Since then, technology has improved so much in the area of 360 and virtual video that there may be a real use for it. In my field, I could see it used for special events like the Fourth of July fireworks, 360 video cameras on a drone as fireworks are launched into the air would be pretty “spectacular” as we like to call them so often. Another special event: the Olympics, imagine being able to watch Katie Ledecky speed swim her events from the bottom of the pool. Or watching the World Cup as if you were standing in the middle of the field?
Are you talking about fluid transfers?
Using technology that can bring events so up close and personal, is a serious thing. From a journalism perspective, careful consideration needs to be made about when to use 360 or virtual reality video to convey information. It should not be used for death, destruction or manipulation of a person or people. Privacy rights are a formidable ethical issue as is disclosure of what the virtual story subject is. It is important that those choosing to transport themselves to a place of stress understand the ramifications. Whether viewing a virtual roller coaster or natural disaster, care has to be taken to avoid any incidents of stress on the viewer’s health. In the movie Demolition Man (I told you to wait for it), virtual and augmented reality have replaced the human connection so much that they live in a sterile and “clean” world.
I hope that sci-fi prediction does not become reality.
We live in exciting times, and scary times. Technology and innovation have never been more cutting edge. Who would have thought human kind would be living in artificial worlds through their video games, mobile games, and for combating mental illness.

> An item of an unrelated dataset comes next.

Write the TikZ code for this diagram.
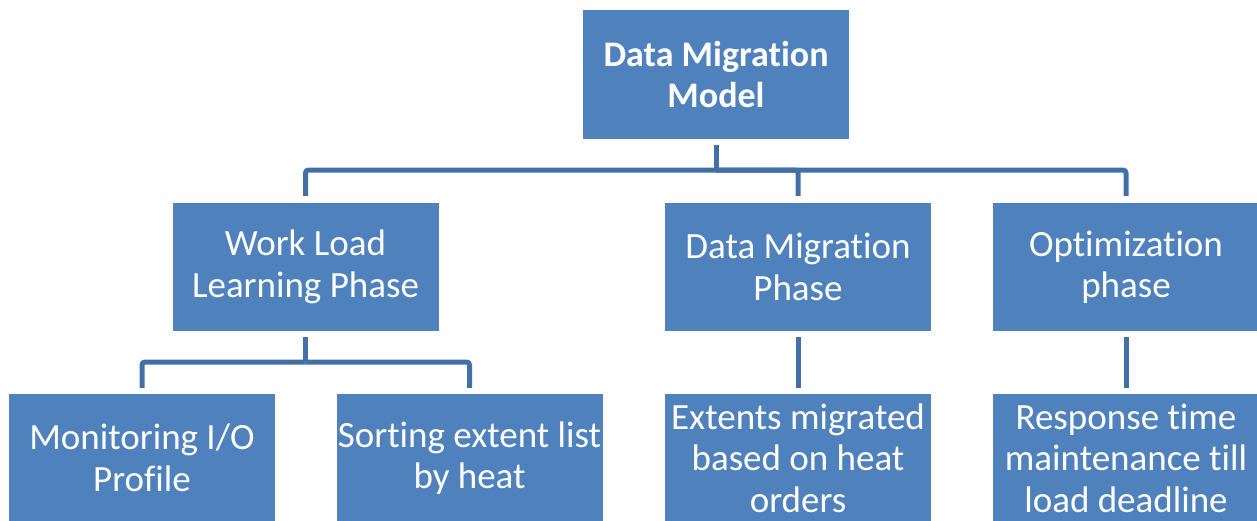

When I hear 3D, and augmented reality, I think of video games like Call of Duty and mobile games like Pokemon Go. It was not until recently, with the continuing improvements in wearable VR like the Oculus, did I think a traditional “good” could come from an artificial world. Researchers are using VR to help those with acrophobia (fear of heights), fear of flying and other mental barriers that prevent a person from normal activity. That’s the exciting part. The scary part, is the possible use of virtual reality, 3D and such for reporting stories. It would seem a very few types of stories would benefit from such a technology, perhaps something that is worth bringing the reader intimately into the story environment. Perhaps the opening night at the Metropolitan Opera or Cirque du Soleil. Or perhaps transporting viewers to the current civil war going on in Syria. This is where I think some guidelines will eventually have to be set in place for journalists and content creators.
With enough patience and computer processing power, anyone can make a virtual world of reality or fantasy. The question becomes what is the context and for what purpose.
The very intimacy artificial reality, both virtual and augmented, even 360 video can bring traumatic events front and center causing the viewer to feel anxiety, stress and even triggering a response that may be detrimental.